● Work to be completed
In the records below, begin at the line that has "Write the matplotlib code for this chart." and stop after the line that has "number of nodes"; quote those lines verbatim and nothing more.

● Material for this task
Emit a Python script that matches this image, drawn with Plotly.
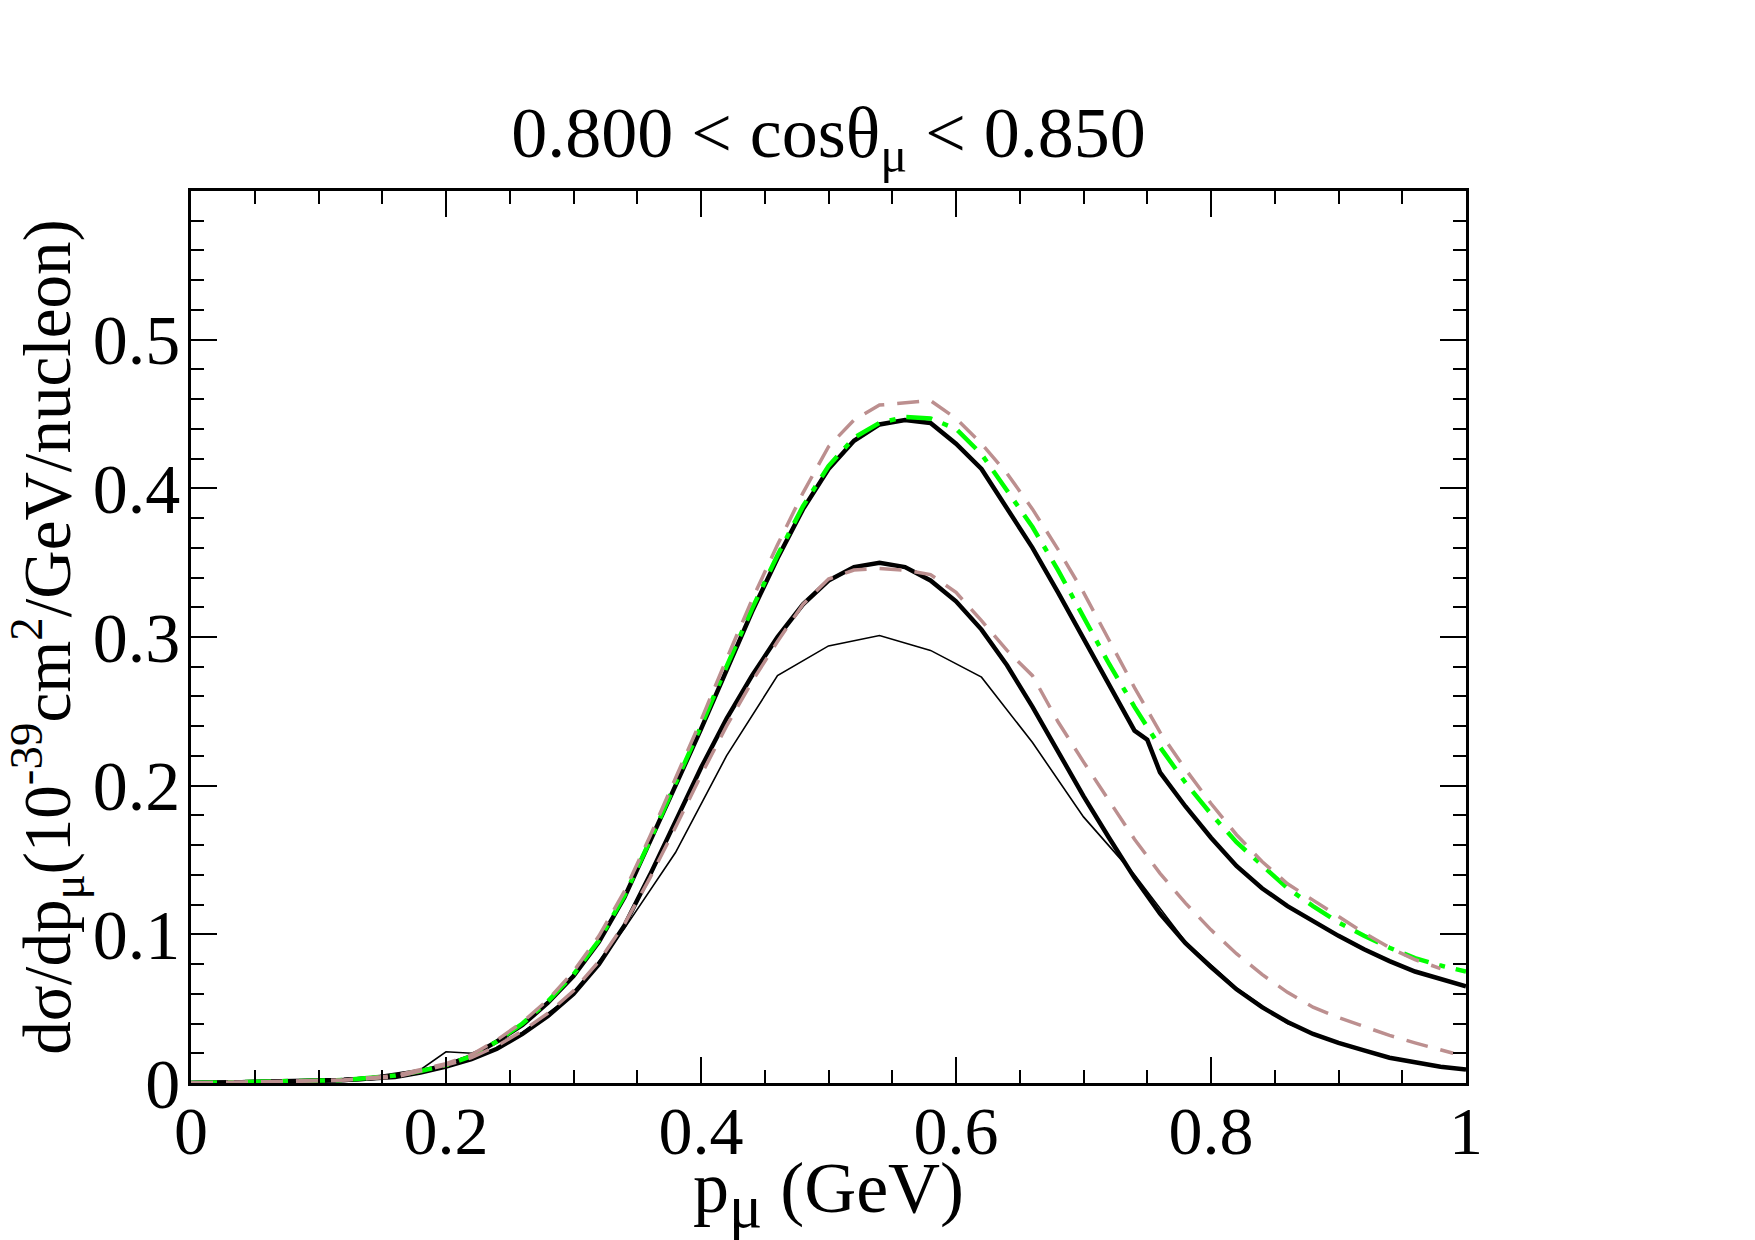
...
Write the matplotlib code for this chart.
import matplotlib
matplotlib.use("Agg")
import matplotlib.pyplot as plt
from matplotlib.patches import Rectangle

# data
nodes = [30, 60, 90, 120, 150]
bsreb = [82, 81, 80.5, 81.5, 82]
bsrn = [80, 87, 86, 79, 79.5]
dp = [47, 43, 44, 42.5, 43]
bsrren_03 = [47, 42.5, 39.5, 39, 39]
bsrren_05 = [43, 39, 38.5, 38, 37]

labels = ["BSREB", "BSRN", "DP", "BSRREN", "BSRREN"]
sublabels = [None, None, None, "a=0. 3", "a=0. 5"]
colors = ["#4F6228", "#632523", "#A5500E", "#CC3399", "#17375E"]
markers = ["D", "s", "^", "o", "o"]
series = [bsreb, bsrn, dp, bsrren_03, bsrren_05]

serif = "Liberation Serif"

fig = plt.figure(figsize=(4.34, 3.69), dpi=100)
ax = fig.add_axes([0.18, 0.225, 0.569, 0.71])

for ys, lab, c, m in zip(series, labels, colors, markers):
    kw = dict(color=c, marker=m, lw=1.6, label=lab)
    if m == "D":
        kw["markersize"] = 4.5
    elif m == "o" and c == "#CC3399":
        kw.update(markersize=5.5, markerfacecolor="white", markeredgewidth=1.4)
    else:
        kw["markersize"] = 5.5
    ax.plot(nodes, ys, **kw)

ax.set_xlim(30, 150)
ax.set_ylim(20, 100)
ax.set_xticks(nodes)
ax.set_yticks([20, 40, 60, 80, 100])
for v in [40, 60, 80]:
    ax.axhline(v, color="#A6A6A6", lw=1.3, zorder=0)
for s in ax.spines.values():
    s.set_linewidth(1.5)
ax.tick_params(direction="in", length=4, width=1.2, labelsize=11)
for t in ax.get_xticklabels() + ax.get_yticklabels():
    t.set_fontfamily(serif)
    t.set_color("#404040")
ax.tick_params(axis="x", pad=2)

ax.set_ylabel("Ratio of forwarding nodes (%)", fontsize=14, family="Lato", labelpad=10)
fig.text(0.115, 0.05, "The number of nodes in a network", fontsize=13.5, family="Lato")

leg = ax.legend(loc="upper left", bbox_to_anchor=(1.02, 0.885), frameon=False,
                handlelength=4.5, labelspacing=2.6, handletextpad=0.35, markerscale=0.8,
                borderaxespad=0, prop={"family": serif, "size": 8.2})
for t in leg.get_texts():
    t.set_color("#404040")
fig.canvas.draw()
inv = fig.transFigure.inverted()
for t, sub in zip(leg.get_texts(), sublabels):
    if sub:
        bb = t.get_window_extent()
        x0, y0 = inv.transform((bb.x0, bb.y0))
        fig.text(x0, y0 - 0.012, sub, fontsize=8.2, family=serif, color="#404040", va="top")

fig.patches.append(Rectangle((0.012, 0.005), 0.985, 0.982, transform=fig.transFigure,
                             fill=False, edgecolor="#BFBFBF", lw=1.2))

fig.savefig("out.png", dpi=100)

● Task solution
Write the matplotlib code for this chart.
import matplotlib
matplotlib.use("Agg")
import matplotlib.pyplot as plt
from matplotlib.patches import Rectangle

# data
nodes = [30, 60, 90, 120, 150]
bsreb = [82, 81, 80.5, 81.5, 82]
bsrn = [80, 87, 86, 79, 79.5]
dp = [47, 43, 44, 42.5, 43]
bsrren_03 = [47, 42.5, 39.5, 39, 39]
bsrren_05 = [43, 39, 38.5, 38, 37]

labels = ["BSREB", "BSRN", "DP", "BSRREN", "BSRREN"]
sublabels = [None, None, None, "a=0. 3", "a=0. 5"]
colors = ["#4F6228", "#632523", "#A5500E", "#CC3399", "#17375E"]
markers = ["D", "s", "^", "o", "o"]
series = [bsreb, bsrn, dp, bsrren_03, bsrren_05]

serif = "Liberation Serif"

fig = plt.figure(figsize=(4.34, 3.69), dpi=100)
ax = fig.add_axes([0.18, 0.225, 0.569, 0.71])

for ys, lab, c, m in zip(series, labels, colors, markers):
    kw = dict(color=c, marker=m, lw=1.6, label=lab)
    if m == "D":
        kw["markersize"] = 4.5
    elif m == "o" and c == "#CC3399":
        kw.update(markersize=5.5, markerfacecolor="white", markeredgewidth=1.4)
    else:
        kw["markersize"] = 5.5
    ax.plot(nodes, ys, **kw)

ax.set_xlim(30, 150)
ax.set_ylim(20, 100)
ax.set_xticks(nodes)
ax.set_yticks([20, 40, 60, 80, 100])
for v in [40, 60, 80]:
    ax.axhline(v, color="#A6A6A6", lw=1.3, zorder=0)
for s in ax.spines.values():
    s.set_linewidth(1.5)
ax.tick_params(direction="in", length=4, width=1.2, labelsize=11)
for t in ax.get_xticklabels() + ax.get_yticklabels():
    t.set_fontfamily(serif)
    t.set_color("#404040")
ax.tick_params(axis="x", pad=2)

ax.set_ylabel("Ratio of forwarding nodes (%)", fontsize=14, family="Lato", labelpad=10)
fig.text(0.115, 0.05, "The number of nodes in a network", fontsize=13.5, family="Lato")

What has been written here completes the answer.